__Task__. Everything from the first line down to the line containing "const cA = 142, cB" should be reproduced exactly; please include nothing else.

::::::

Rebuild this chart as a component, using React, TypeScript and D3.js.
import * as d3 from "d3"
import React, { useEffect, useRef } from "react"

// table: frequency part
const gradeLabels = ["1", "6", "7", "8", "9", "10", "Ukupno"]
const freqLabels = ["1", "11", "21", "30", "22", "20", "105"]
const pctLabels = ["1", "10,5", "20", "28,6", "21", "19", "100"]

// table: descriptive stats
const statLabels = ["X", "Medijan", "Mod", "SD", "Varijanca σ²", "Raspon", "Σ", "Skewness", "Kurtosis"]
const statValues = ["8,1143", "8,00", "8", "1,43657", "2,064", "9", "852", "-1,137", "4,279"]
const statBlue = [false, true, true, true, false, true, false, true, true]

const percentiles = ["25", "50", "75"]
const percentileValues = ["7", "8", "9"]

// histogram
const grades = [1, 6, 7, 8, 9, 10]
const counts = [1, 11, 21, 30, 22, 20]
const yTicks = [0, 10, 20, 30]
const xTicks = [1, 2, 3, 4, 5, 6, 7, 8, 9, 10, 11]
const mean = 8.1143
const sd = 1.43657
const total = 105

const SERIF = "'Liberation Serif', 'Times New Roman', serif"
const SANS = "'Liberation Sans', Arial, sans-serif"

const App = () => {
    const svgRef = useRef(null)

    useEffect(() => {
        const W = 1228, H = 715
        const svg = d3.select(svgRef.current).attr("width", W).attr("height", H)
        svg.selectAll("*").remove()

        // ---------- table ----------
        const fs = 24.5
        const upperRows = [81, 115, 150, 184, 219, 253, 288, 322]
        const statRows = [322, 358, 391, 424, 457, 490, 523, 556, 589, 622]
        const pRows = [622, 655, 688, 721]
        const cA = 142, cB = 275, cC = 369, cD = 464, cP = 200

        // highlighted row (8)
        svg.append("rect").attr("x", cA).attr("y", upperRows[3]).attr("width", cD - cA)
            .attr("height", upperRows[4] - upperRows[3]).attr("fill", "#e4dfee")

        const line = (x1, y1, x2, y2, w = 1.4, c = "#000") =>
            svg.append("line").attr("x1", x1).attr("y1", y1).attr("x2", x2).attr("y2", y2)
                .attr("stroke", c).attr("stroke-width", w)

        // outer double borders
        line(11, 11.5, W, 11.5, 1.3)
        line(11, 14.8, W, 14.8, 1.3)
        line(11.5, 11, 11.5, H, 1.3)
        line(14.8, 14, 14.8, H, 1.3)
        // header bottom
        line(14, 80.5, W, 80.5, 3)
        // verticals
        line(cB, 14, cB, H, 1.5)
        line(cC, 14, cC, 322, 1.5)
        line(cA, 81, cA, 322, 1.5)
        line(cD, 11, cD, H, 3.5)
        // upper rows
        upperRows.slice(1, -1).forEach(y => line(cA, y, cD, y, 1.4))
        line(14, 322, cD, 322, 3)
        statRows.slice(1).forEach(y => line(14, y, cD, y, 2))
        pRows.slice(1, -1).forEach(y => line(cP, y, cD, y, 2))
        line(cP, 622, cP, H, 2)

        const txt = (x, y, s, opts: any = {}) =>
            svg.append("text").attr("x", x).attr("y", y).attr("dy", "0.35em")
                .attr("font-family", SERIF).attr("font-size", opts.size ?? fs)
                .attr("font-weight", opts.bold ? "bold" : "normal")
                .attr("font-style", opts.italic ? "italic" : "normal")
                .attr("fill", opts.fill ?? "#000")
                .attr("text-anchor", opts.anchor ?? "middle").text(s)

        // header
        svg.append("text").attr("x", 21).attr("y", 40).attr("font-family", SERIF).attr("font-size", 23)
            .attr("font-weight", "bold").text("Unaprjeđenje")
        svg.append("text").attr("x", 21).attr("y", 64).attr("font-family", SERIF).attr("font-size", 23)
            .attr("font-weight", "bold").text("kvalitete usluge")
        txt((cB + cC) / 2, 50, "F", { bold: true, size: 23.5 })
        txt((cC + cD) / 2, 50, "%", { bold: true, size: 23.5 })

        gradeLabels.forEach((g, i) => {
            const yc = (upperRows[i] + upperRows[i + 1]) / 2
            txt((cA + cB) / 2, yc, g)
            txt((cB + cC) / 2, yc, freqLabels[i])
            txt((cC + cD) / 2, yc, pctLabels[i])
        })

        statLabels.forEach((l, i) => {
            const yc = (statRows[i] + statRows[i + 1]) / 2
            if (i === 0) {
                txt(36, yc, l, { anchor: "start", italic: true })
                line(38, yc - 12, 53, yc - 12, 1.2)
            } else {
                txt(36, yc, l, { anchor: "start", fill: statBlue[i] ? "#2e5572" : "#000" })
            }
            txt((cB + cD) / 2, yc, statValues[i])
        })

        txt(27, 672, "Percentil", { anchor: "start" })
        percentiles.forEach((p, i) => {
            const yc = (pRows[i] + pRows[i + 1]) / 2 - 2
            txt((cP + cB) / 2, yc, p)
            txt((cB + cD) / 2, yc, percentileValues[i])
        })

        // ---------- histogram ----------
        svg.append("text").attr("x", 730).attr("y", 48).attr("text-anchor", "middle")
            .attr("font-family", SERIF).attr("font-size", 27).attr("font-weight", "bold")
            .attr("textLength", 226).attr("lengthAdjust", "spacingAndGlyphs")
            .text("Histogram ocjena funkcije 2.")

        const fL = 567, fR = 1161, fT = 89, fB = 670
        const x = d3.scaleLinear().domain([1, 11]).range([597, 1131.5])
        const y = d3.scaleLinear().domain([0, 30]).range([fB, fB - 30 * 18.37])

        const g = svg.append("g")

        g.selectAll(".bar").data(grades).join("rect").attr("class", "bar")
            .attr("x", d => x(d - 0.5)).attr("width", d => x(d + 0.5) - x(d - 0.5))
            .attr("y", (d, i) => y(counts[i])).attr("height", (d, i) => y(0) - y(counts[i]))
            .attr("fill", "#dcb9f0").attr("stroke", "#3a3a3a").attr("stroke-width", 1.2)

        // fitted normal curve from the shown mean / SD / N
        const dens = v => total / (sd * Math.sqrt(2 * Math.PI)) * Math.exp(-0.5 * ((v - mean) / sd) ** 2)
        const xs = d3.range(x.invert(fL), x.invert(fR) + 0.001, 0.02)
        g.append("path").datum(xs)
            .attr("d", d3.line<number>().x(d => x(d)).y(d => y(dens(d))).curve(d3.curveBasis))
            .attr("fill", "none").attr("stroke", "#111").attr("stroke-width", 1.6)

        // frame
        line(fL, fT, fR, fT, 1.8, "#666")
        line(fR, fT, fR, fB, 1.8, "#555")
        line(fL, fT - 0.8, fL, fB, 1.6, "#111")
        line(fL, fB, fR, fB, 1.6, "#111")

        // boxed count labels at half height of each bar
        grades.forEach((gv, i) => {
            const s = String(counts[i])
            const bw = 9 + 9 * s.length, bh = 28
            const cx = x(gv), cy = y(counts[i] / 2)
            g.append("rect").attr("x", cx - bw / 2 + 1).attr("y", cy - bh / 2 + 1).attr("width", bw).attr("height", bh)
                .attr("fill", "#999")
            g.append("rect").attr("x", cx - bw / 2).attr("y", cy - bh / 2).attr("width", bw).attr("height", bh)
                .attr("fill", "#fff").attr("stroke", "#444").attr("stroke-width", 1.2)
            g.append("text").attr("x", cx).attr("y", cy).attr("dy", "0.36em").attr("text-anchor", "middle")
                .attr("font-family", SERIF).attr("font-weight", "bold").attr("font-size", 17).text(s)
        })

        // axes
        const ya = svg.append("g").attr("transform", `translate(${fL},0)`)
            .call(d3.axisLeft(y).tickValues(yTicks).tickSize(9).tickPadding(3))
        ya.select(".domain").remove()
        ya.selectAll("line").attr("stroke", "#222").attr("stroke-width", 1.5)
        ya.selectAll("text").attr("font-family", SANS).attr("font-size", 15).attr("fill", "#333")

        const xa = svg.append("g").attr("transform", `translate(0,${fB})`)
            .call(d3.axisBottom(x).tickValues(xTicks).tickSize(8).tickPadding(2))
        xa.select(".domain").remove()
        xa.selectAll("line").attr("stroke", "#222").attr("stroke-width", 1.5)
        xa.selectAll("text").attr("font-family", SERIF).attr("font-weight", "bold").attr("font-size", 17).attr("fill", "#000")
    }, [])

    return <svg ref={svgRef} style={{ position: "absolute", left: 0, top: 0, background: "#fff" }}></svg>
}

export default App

::::::

__Result of the task__.
Rebuild this chart as a component, using React, TypeScript and D3.js.
import * as d3 from "d3"
import React, { useEffect, useRef } from "react"

// table: frequency part
const gradeLabels = ["1", "6", "7", "8", "9", "10", "Ukupno"]
const freqLabels = ["1", "11", "21", "30", "22", "20", "105"]
const pctLabels = ["1", "10,5", "20", "28,6", "21", "19", "100"]

// table: descriptive stats
const statLabels = ["X", "Medijan", "Mod", "SD", "Varijanca σ²", "Raspon", "Σ", "Skewness", "Kurtosis"]
const statValues = ["8,1143", "8,00", "8", "1,43657", "2,064", "9", "852", "-1,137", "4,279"]
const statBlue = [false, true, true, true, false, true, false, true, true]

const percentiles = ["25", "50", "75"]
const percentileValues = ["7", "8", "9"]

// histogram
const grades = [1, 6, 7, 8, 9, 10]
const counts = [1, 11, 21, 30, 22, 20]
const yTicks = [0, 10, 20, 30]
const xTicks = [1, 2, 3, 4, 5, 6, 7, 8, 9, 10, 11]
const mean = 8.1143
const sd = 1.43657
const total = 105

const SERIF = "'Liberation Serif', 'Times New Roman', serif"
const SANS = "'Liberation Sans', Arial, sans-serif"

const App = () => {
    const svgRef = useRef(null)

    useEffect(() => {
        const W = 1228, H = 715
        const svg = d3.select(svgRef.current).attr("width", W).attr("height", H)
        svg.selectAll("*").remove()

        // ---------- table ----------
        const fs = 24.5
        const upperRows = [81, 115, 150, 184, 219, 253, 288, 322]
        const statRows = [322, 358, 391, 424, 457, 490, 523, 556, 589, 622]
        const pRows = [622, 655, 688, 721]
        const cA = 142, cB = 275, cC = 369, cD = 464, cP = 200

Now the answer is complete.